- [Material provided]:

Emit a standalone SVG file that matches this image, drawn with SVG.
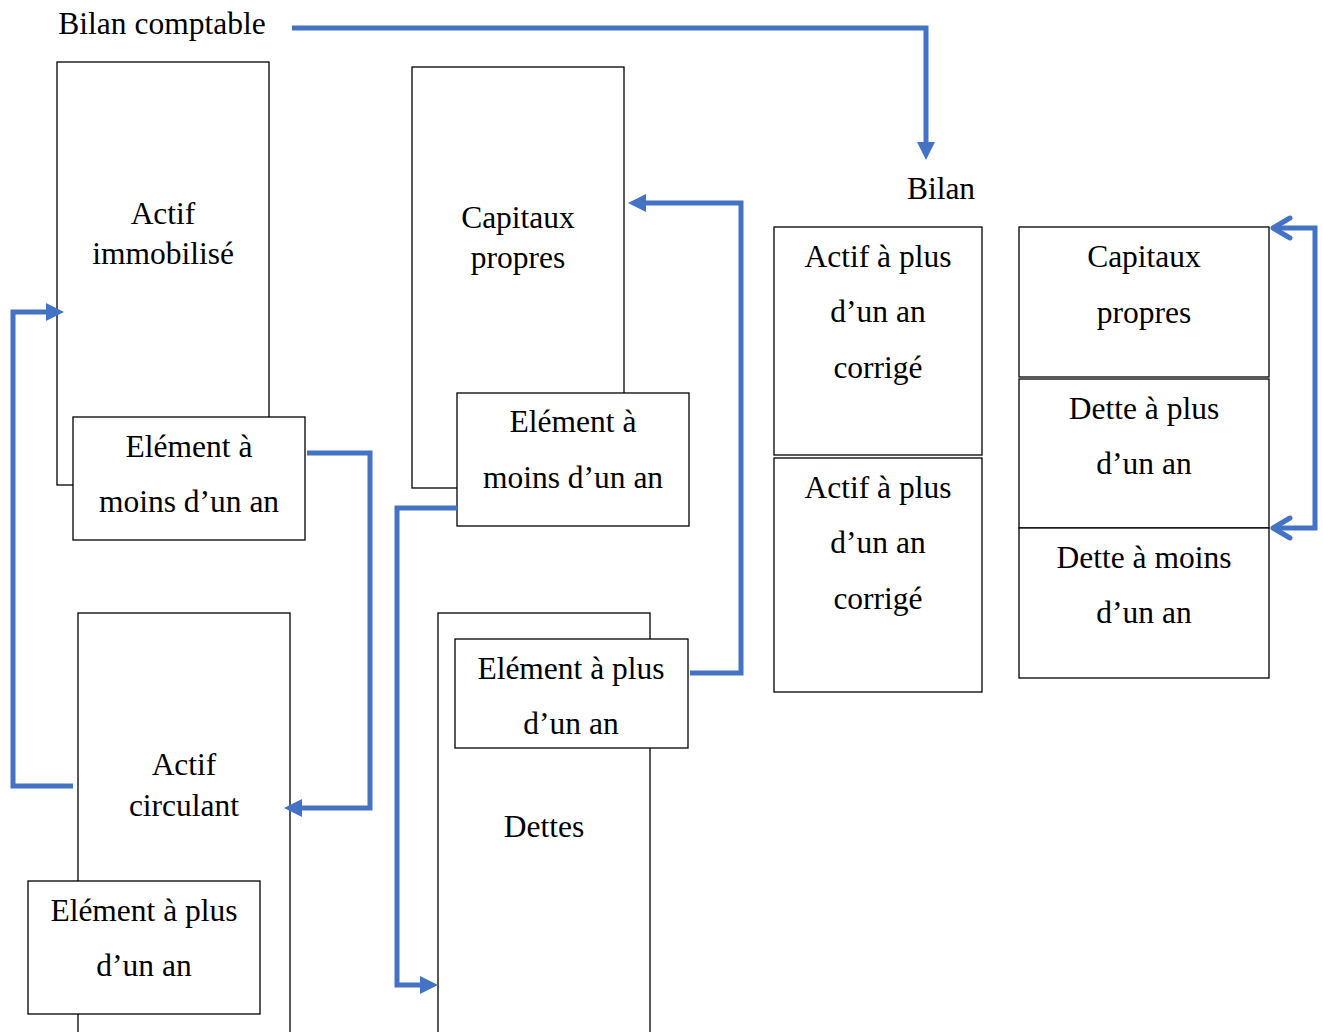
<svg xmlns="http://www.w3.org/2000/svg" width="1323" height="1032" viewBox="0 0 1323 1032">
<style>
.box{fill:#fff;stroke:#000;stroke-width:1.3}
.t{font-family:"Liberation Serif","Times New Roman",serif;font-size:31.5px;fill:#000;text-anchor:middle}
.c{fill:none;stroke:#4472C4;stroke-width:5;stroke-linejoin:miter}
</style>
<defs>
<marker id="ah" markerUnits="userSpaceOnUse" markerWidth="20" markerHeight="20" viewBox="0 0 20 20" refX="4" refY="10" orient="auto">
<path d="M0,1 L18,10 L0,19 Z" fill="#4472C4"/>
</marker>
<marker id="oa" markerUnits="userSpaceOnUse" markerWidth="26" markerHeight="26" viewBox="0 0 26 26" refX="22" refY="13" orient="auto-start-reverse">
<path d="M5,3 L22,13 L5,23" fill="none" stroke="#4472C4" stroke-width="5" stroke-linecap="round" stroke-linejoin="round"/>
</marker>
</defs>
<rect width="1323" height="1032" fill="#fff"/>
<text class="t" x="162" y="34">Bilan comptable</text>
<g id="actif-immobilise"><rect class="box" x="57" y="62" width="212" height="423"/><text class="t" x="163" y="224">Actif</text><text class="t" x="163" y="264">immobilisé</text></g>
<g id="elem-moins-gauche"><rect class="box" x="73" y="417" width="232" height="123"/><text class="t" x="189" y="457">Elément à</text><text class="t" x="189" y="512">moins d’un an</text></g>
<g id="actif-circulant"><rect class="box" x="78" y="613" width="212" height="430"/><text class="t" x="184" y="775">Actif</text><text class="t" x="184" y="816">circulant</text></g>
<g id="elem-plus-gauche"><rect class="box" x="28" y="881" width="232" height="133"/><text class="t" x="144" y="921">Elément à plus</text><text class="t" x="144" y="976">d’un an</text></g>
<g id="capitaux-propres"><rect class="box" x="412" y="67" width="212" height="421"/><text class="t" x="518" y="228">Capitaux</text><text class="t" x="518" y="268">propres</text></g>
<g id="elem-moins-milieu"><rect class="box" x="457" y="393" width="232" height="133"/><text class="t" x="573" y="432">Elément à</text><text class="t" x="573" y="488">moins d’un an</text></g>
<g id="dettes"><rect class="box" x="438" y="613" width="212" height="430"/><text class="t" x="544" y="837">Dettes</text></g>
<g id="elem-plus-milieu"><rect class="box" x="455" y="639" width="233" height="109"/><text class="t" x="571" y="679">Elément à plus</text><text class="t" x="571" y="734">d’un an</text></g>
<text class="t" x="941" y="199">Bilan</text>
<g id="actif-plus-1"><rect class="box" x="774" y="227" width="208" height="228"/><text class="t" x="878" y="267">Actif à plus</text><text class="t" x="878" y="322">d’un an</text><text class="t" x="878" y="378">corrigé</text></g>
<g id="actif-plus-2"><rect class="box" x="774" y="458" width="208" height="234"/><text class="t" x="878" y="498">Actif à plus</text><text class="t" x="878" y="553">d’un an</text><text class="t" x="878" y="609">corrigé</text></g>
<g id="capitaux-droite"><rect class="box" x="1019" y="227" width="250" height="150"/><text class="t" x="1144" y="267">Capitaux</text><text class="t" x="1144" y="323">propres</text></g>
<g id="dette-plus"><rect class="box" x="1019" y="379" width="250" height="149"/><text class="t" x="1144" y="419">Dette à plus</text><text class="t" x="1144" y="474">d’un an</text></g>
<g id="dette-moins"><rect class="box" x="1019" y="528" width="250" height="150"/><text class="t" x="1144" y="568">Dette à moins</text><text class="t" x="1144" y="623">d’un an</text></g>
<g id="connectors">
<path class="c" d="M292,28 H926 V146" marker-end="url(#ah)"/>
<path class="c" d="M690,673 H741 V203 H642" marker-end="url(#ah)"/>
<path class="c" d="M73,786 H13 V312 H50" marker-end="url(#ah)"/>
<path class="c" d="M307,453 H370 V808 H298" marker-end="url(#ah)"/>
<path class="c" d="M457,508 H397 V985 H424" marker-end="url(#ah)"/>
<path class="c" d="M1273,228 H1315 V528 H1273" marker-start="url(#oa)" marker-end="url(#oa)"/>
</g>
</svg>
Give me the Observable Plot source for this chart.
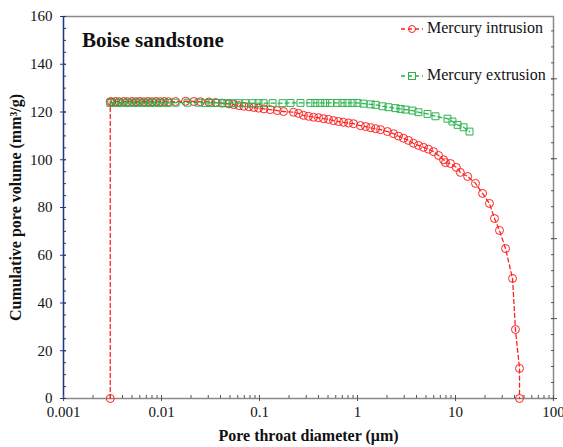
<!DOCTYPE html>
<html><head><meta charset="utf-8">
<script src="https://cdn.jsdelivr.net/npm/d3@7"></script>
<script src="https://cdn.jsdelivr.net/npm/@observablehq/plot@0.6"></script>
<style>
body{margin:0;background:#fff;}
#wrap{position:relative;width:563px;height:447px;font-family:"Liberation Serif","Times New Roman",serif;color:#111;}
#title{position:absolute;left:82px;top:30px;font-weight:bold;font-size:21px;line-height:21px;white-space:nowrap;}
.leg{position:absolute;font-size:16px;line-height:16px;white-space:nowrap;}
.sym{position:absolute;}
#wrap svg text{font-family:"Liberation Serif","Times New Roman",serif;}
svg [aria-label="x-axis label"], svg [aria-label="y-axis label"]{font-weight:bold;font-size:16px;}
</style></head><body><div id="wrap"></div>
<script>
// ---- data ----
const intrusionDiameter = [0.003,0.003,0.0031,0.0034,0.0037,0.0041,0.0045,0.005,0.0055,0.006,0.0066,0.0073,0.008,0.0088,0.0097,0.0107,0.0118,
  0.0139,0.0176,0.0214,0.025,0.0304,0.0356,0.0416,0.0487,0.0547,0.0615,0.0692,0.0778,0.0875,0.098,0.111,0.129,0.152,0.176,
  0.222,0.25,0.281,0.316,0.356,0.40,0.45,0.506,0.569,0.64,0.72,0.81,0.91,1.07,1.21,1.36,1.53,1.72,2.02,2.33,2.62,2.95,3.31,
  3.72,4.19,4.71,5.30,5.97,6.71,7.55,7.9,8.9,10.2,11.2,13.3,16.0,18.9,22.2,25.0,28.1,32.4,38.2,40.9,45,45];
const intrusionVolume = [0,124.3,124.3,124.4,124.3,124.4,124.3,124.4,124.3,124.4,124.3,124.4,124.3,124.4,124.3,124.4,124.3,
  124.4,124.5,124.4,124.3,124.2,124.0,123.7,123.4,123.1,122.7,122.4,122.2,121.9,121.6,121.3,121.0,120.6,120.2,
  119.9,119.4,118.6,118.2,117.8,117.6,117.2,116.9,116.4,116.0,115.7,115.4,115.1,114.3,113.9,113.4,113.0,112.6,111.8,110.9,109.9,109.0,108.1,
  106.9,106.0,105.2,104.4,103.4,101.8,100.0,98.8,98.4,96.8,94.7,93.0,90.1,85.9,81.7,75.4,70.4,62.8,50.3,28.9,12.6,0];

const extrusionDiameter = [0.003,0.0033,0.0036,0.004,0.0044,0.0048,0.0053,0.0058,0.0064,0.007,0.0077,0.0085,0.0094,0.0104,0.0115,
  0.0139,0.0184,0.0239,0.0281,0.0316,0.0373,0.0419,0.0471,0.053,0.0611,0.072,0.0849,0.0977,0.110,0.136,0.172,0.207,
  0.262,0.331,0.371,0.417,0.468,0.525,0.625,0.703,0.791,0.889,1.0,1.15,1.36,1.53,1.80,2.07,2.44,2.75,3.09,3.64,4.19,
  5.18,6.25,8.28,9.31,10.5,12.1,13.9];
const extrusionVolume = [123.8,123.9,123.8,123.9,123.8,123.9,123.8,123.9,123.8,123.9,123.8,123.9,123.8,123.9,123.8,
  123.9,123.9,123.9,123.8,123.8,123.8,123.7,123.7,123.7,123.7,123.7,123.7,123.7,123.7,123.7,123.7,123.8,
  123.8,123.8,123.8,123.8,123.8,123.8,123.8,123.8,123.8,123.8,123.8,123.5,123.2,123.0,122.4,122.0,121.6,121.3,121.0,120.6,119.9,
  119.2,118.2,117.2,116.0,114.6,113.6,111.8];

const xTickValues = [0.001,0.01,0.1,1,10,100];
const xTickLabels = ["0.001","0.01","0.1","1","10","100"];
const xMinorTicks = [2,3,4,5,6,7,8,9].flatMap(m => [0.001,0.01,0.1,1,10].map(p => m*p));
const yTickValues = [0,20,40,60,80,100,120,140,160];
const yTickLabels = ["0","20","40","60","80","100","120","140","160"];
const yMinorTicks = d3.range(0,161,5);
// right-hand (unlabelled) axis: secondary scale 0..2.39, minor 0.1, major 0.5
const rightMax = 2.39;
const rightMinor = d3.range(0, 2.39, 0.1);
const rightMajor = [0,0.5,1,1.5,2];

const seriesNames = ["Mercury intrusion","Mercury extrusion"];
const red = "#ff2020", green = "#2db34e", navy = "#1c3a8c", gray = "#8a8a8a";

const intrusion = intrusionDiameter.map((d,i)=>({d, v:intrusionVolume[i]}));
const extrusion = extrusionDiameter.map((d,i)=>({d, v:extrusionVolume[i]}));
const toY = v => v*160/rightMax;

const plot = Plot.plot({
  width:563, height:447, marginLeft:63, marginRight:10, marginTop:16, marginBottom:49,
  style:{fontFamily:'"Liberation Serif","Times New Roman",serif', fontSize:"15px", color:"#111", background:"white"},
  x:{type:"log", domain:[0.001,100]},
  y:{domain:[0,160]},
  marks:[
    Plot.frame({stroke:gray, strokeWidth:1.5}),
    Plot.ruleX([0.001],{stroke:navy, strokeWidth:1.3}),
    // x axis
    Plot.axisX(xTickValues,{tickSize:0, tickPadding:8, tickFormat:d=>xTickLabels[xTickValues.indexOf(d)],
      label:"Pore throat diameter (μm)", labelAnchor:"center", labelOffset:42, labelArrow:"none"}),
    Plot.axisX(xTickValues,{tickSize:6, dy:-3, fill:"none", stroke:"#555", label:null}),
    Plot.axisX(xMinorTicks,{tickSize:3, dy:-3, fill:"none", stroke:"#555", label:null}),
    // left y axis
    Plot.axisY(yTickValues,{tickSize:0, tickPadding:11, tickFormat:d=>yTickLabels[yTickValues.indexOf(d)],
      label:"Cumulative pore volume (mm³/g)", labelAnchor:"center", labelOffset:54, labelArrow:"none"}),
    Plot.axisY(yTickValues,{tickSize:6, dx:3, fill:"none", stroke:navy, label:null}),
    Plot.axisY(yMinorTicks,{tickSize:3, dx:3, fill:"none", stroke:navy, label:null}),
    // right axis ticks
    Plot.axisY(rightMajor.map(toY),{anchor:"right", tickSize:6, dx:-3, fill:"none", stroke:"#555", label:null}),
    Plot.axisY(rightMinor.map(toY),{anchor:"right", tickSize:3, dx:-3, fill:"none", stroke:"#555", label:null}),
    // series
    Plot.line(intrusion,{x:"d", y:"v", stroke:red, strokeWidth:1.3, strokeDasharray:"4,3"}),
    Plot.dot(intrusion,{x:"d", y:"v", r:4, stroke:red, fill:"none", strokeWidth:1}),
    Plot.line(extrusion,{x:"d", y:"v", stroke:green, strokeWidth:1.3, strokeDasharray:"4,3"}),
    Plot.dot(extrusion,{x:"d", y:"v", symbol:"square", r:3.9, stroke:green, fill:"none", strokeWidth:1})
  ]
});

const wrap = document.getElementById("wrap");
wrap.appendChild(plot);

const title = document.createElement("div");
title.id = "title"; title.textContent = "Boise sandstone";
wrap.appendChild(title);

function legendItem(name, color, shape, cy){
  const s = document.createElementNS("http://www.w3.org/2000/svg","svg");
  s.setAttribute("width","24"); s.setAttribute("height","12");
  s.setAttribute("class","sym");
  s.style.left = "400px"; s.style.top = (cy-6)+"px";
  const ln = document.createElementNS(s.namespaceURI,"line");
  ln.setAttribute("x1","1"); ln.setAttribute("x2","23"); ln.setAttribute("y1","6"); ln.setAttribute("y2","6");
  ln.setAttribute("stroke",color); ln.setAttribute("stroke-width","1.3"); ln.setAttribute("stroke-dasharray","4,3");
  s.appendChild(ln);
  let m;
  if (shape==="circle"){ m = document.createElementNS(s.namespaceURI,"circle"); m.setAttribute("cx","12"); m.setAttribute("cy","6"); m.setAttribute("r","3.5"); }
  else { m = document.createElementNS(s.namespaceURI,"rect"); m.setAttribute("x","8.5"); m.setAttribute("y","2.5"); m.setAttribute("width","7"); m.setAttribute("height","7"); }
  m.setAttribute("fill","none"); m.setAttribute("stroke",color);
  s.appendChild(m);
  wrap.appendChild(s);
  const t = document.createElement("div");
  t.className = "leg"; t.textContent = name;
  t.style.left = "427px"; t.style.top = (cy-9.5)+"px";
  wrap.appendChild(t);
}
legendItem(seriesNames[0], red, "circle", 29);
legendItem(seriesNames[1], green, "square", 76);
</script></body></html>
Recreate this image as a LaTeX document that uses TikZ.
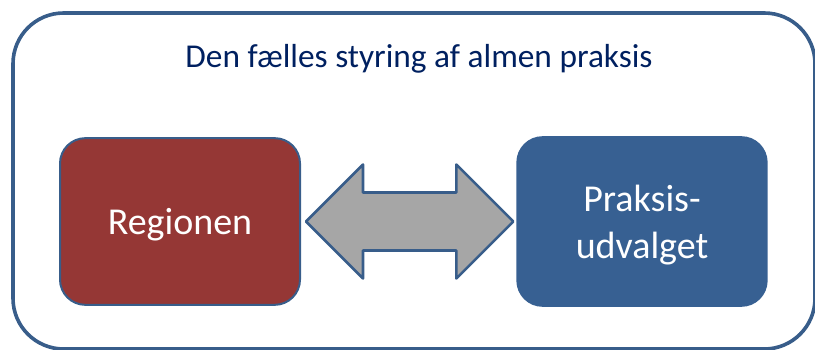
\documentclass[tikz,border=0pt]{standalone}
\usepackage{fontspec}
\setmainfont{Carlito}
\usetikzlibrary{positioning, calc}
\definecolor{cframe}{HTML}{385D8A}
\definecolor{cred}{HTML}{953735}
\definecolor{cblue}{HTML}{376092}
\definecolor{cgrey}{HTML}{A6A6A6}
\definecolor{cnavy}{HTML}{002060}
\tikzset{
  every picture/.style={line width=1.5pt},
  frame/.style={draw=cframe, line width=2.7pt, rounded corners=38pt},
  box/.style={draw=#1, fill=#1, rounded corners=19pt, align=center, text=white, inner sep=0pt,
    text depth=0pt, font=\fontsize{28.5}{35}\selectfont},
  box/.default=cblue,
  twoway/.style={draw=cframe, fill=cgrey, line width=1.9pt, line join=round},
  title/.style={font=\fontsize{25}{30}\selectfont, text=cnavy},
}

\begin{document}
\begin{tikzpicture}[x=0.75pt, y=-0.75pt]
  \useasboundingbox (0,0) rectangle (815,350);
  \draw[frame] (13,13) rectangle (815,349);
  \node[title, anchor=base] (title) at (419,67) {Den fælles styring af almen praksis};
  \node[box=cred, draw=cframe, minimum width=180pt, minimum height=125pt] (region) at (180,221.5) {Regionen};
  \node[box, minimum width=187pt, minimum height=126.5pt] (udvalg) at (642,221.5) {Praksis-\\udvalget};
  % double arrow between the two parties
  \coordinate (l) at ($(region.east)+(3.75pt,0)$);
  \coordinate (r) at ($(udvalg.west)+(-2.25pt,0)$);
  \draw[twoway] (l) -- ($(l)+(57,-57)$) -- ($(l)+(57,-29)$) -- ($(r)+(-57,-29)$) -- ($(r)+(-57,-57)$)
    -- (r) -- ($(r)+(-57,57)$) -- ($(r)+(-57,29)$) -- ($(l)+(57,29)$) -- ($(l)+(57,57)$) -- cycle;
\end{tikzpicture}
\end{document}
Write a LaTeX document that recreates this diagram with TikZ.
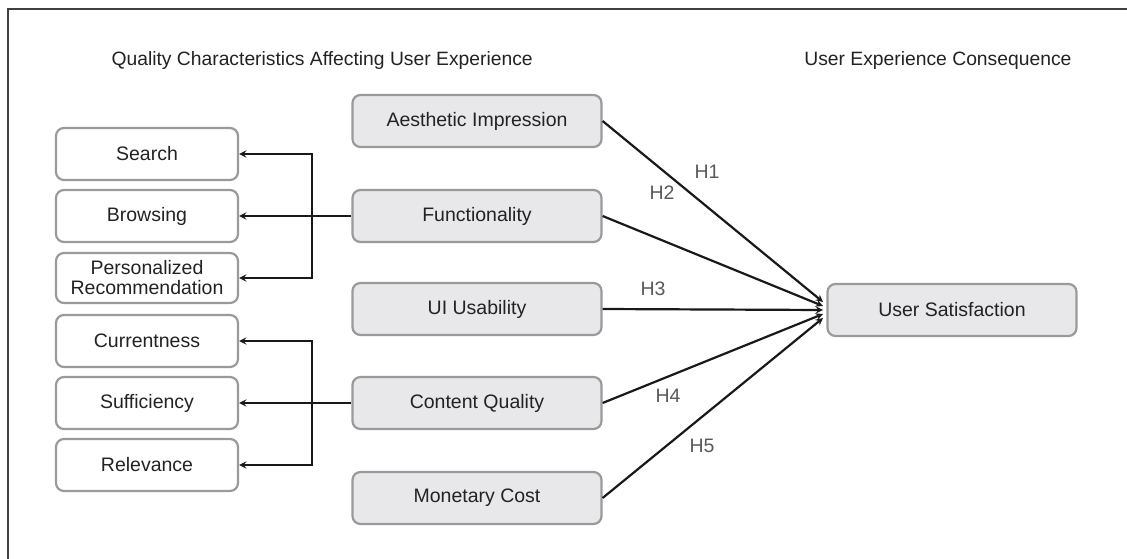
\documentclass[tikz,border=0pt]{standalone}
\usepackage{fontspec}
\setmainfont{Liberation Sans}
\usepackage{tikz}
\usetikzlibrary{arrows,positioning}
\definecolor{boxline}{HTML}{9A9A9C}
\definecolor{boxfill}{HTML}{E8E8EA}
\definecolor{txt}{HTML}{222222}

\begin{document}
\begin{tikzpicture}[x=1pt,y=-1pt,>=stealth,
  every node/.style={font=\fontsize{19.5}{21}\selectfont,text=txt},
  subbox/.style={draw=boxline,line width=2.2pt,rounded corners=8pt,minimum width=182pt,minimum height=52pt,align=center,inner sep=2pt},
  mainbox/.style={subbox,fill=boxfill,minimum width=249pt},
  arr/.style={->,line width=2.2pt,draw=black!90},
  hyp/.style={text=black!65}]
\useasboundingbox (0,0) rectangle (1127,559);
\draw[line width=1.2pt,black!75] (8,559) -- (8,9) -- (1127,9);

\node[anchor=base west,font=\fontsize{19.3}{22}\selectfont] (qtitle) at (108,66) {Quality Characteristics Affecting User Experience};
\node[anchor=base east,font=\fontsize{19.3}{22}\selectfont] (ctitle) at (1075,66) {User Experience Consequence};

% sub characteristics
\node[subbox] (search) at (147,154) {Search};
\node[subbox] (browsing) at (147,216) {Browsing};
\node[subbox,minimum height=50pt] (personal) at (147,278) {Personalized\\[-1pt]Recommendation};
\node[subbox] (current) at (147,341) {Currentness};
\node[subbox] (suffic) at (147,403) {Sufficiency};
\node[subbox] (relev) at (147,465) {Relevance};

% quality characteristics
\node[mainbox] (aesthetic) at (477,121) {Aesthetic Impression};
\node[mainbox] (function) at (477,216) {Functionality};
\node[mainbox] (usability) at (477,309) {UI Usability};
\node[mainbox] (content) at (477,403) {Content Quality};
\node[mainbox] (cost) at (477,498) {Monetary Cost};

\node[mainbox] (satisf) at (952,310) {User Satisfaction};

\coordinate (fjoin) at (312,216);
\coordinate (cjoin) at (312,403);
\draw[arr] (function.west) -- (browsing.east);
\draw[arr] (fjoin) |- (search.east);
\draw[arr] (fjoin) |- (personal.east);
\draw[arr] (content.west) -- (suffic.east);
\draw[arr] (cjoin) |- (current.east);
\draw[arr] (cjoin) |- (relev.east);

\coordinate (t1) at (823,302);
\coordinate (t2) at (823,306);
\coordinate (t3) at (823,310);
\coordinate (t4) at (823,314);
\coordinate (t5) at (823,318);
\draw[arr] (aesthetic.east) -- (t1);
\draw[arr] (function.east) -- (t2);
\draw[arr] (usability.east) -- (t3);
\draw[arr] (content.east) -- (t4);
\draw[arr] (cost.east) -- (t5);

\node[hyp] (h1) at (707,172) {H1};
\node[hyp] (h2) at (662,193) {H2};
\node[hyp] (h3) at (653,289) {H3};
\node[hyp] (h4) at (668,396) {H4};
\node[hyp] (h5) at (702,446) {H5};
\end{tikzpicture}
\end{document}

- [Task prompt]: Copy word for word every line from the one with "Write a LaTeX" through the one with "(satisf) at (952,310)", including both. No pictures belong in the copy.

- [Result of the exercise]:
Write a LaTeX document that recreates this diagram with TikZ.
\documentclass[tikz,border=0pt]{standalone}
\usepackage{fontspec}
\setmainfont{Liberation Sans}
\usepackage{tikz}
\usetikzlibrary{arrows,positioning}
\definecolor{boxline}{HTML}{9A9A9C}
\definecolor{boxfill}{HTML}{E8E8EA}
\definecolor{txt}{HTML}{222222}

\begin{document}
\begin{tikzpicture}[x=1pt,y=-1pt,>=stealth,
  every node/.style={font=\fontsize{19.5}{21}\selectfont,text=txt},
  subbox/.style={draw=boxline,line width=2.2pt,rounded corners=8pt,minimum width=182pt,minimum height=52pt,align=center,inner sep=2pt},
  mainbox/.style={subbox,fill=boxfill,minimum width=249pt},
  arr/.style={->,line width=2.2pt,draw=black!90},
  hyp/.style={text=black!65}]
\useasboundingbox (0,0) rectangle (1127,559);
\draw[line width=1.2pt,black!75] (8,559) -- (8,9) -- (1127,9);

\node[anchor=base west,font=\fontsize{19.3}{22}\selectfont] (qtitle) at (108,66) {Quality Characteristics Affecting User Experience};
\node[anchor=base east,font=\fontsize{19.3}{22}\selectfont] (ctitle) at (1075,66) {User Experience Consequence};

% sub characteristics
\node[subbox] (search) at (147,154) {Search};
\node[subbox] (browsing) at (147,216) {Browsing};
\node[subbox,minimum height=50pt] (personal) at (147,278) {Personalized\\[-1pt]Recommendation};
\node[subbox] (current) at (147,341) {Currentness};
\node[subbox] (suffic) at (147,403) {Sufficiency};
\node[subbox] (relev) at (147,465) {Relevance};

% quality characteristics
\node[mainbox] (aesthetic) at (477,121) {Aesthetic Impression};
\node[mainbox] (function) at (477,216) {Functionality};
\node[mainbox] (usability) at (477,309) {UI Usability};
\node[mainbox] (content) at (477,403) {Content Quality};
\node[mainbox] (cost) at (477,498) {Monetary Cost};

\node[mainbox] (satisf) at (952,310) {User Satisfaction};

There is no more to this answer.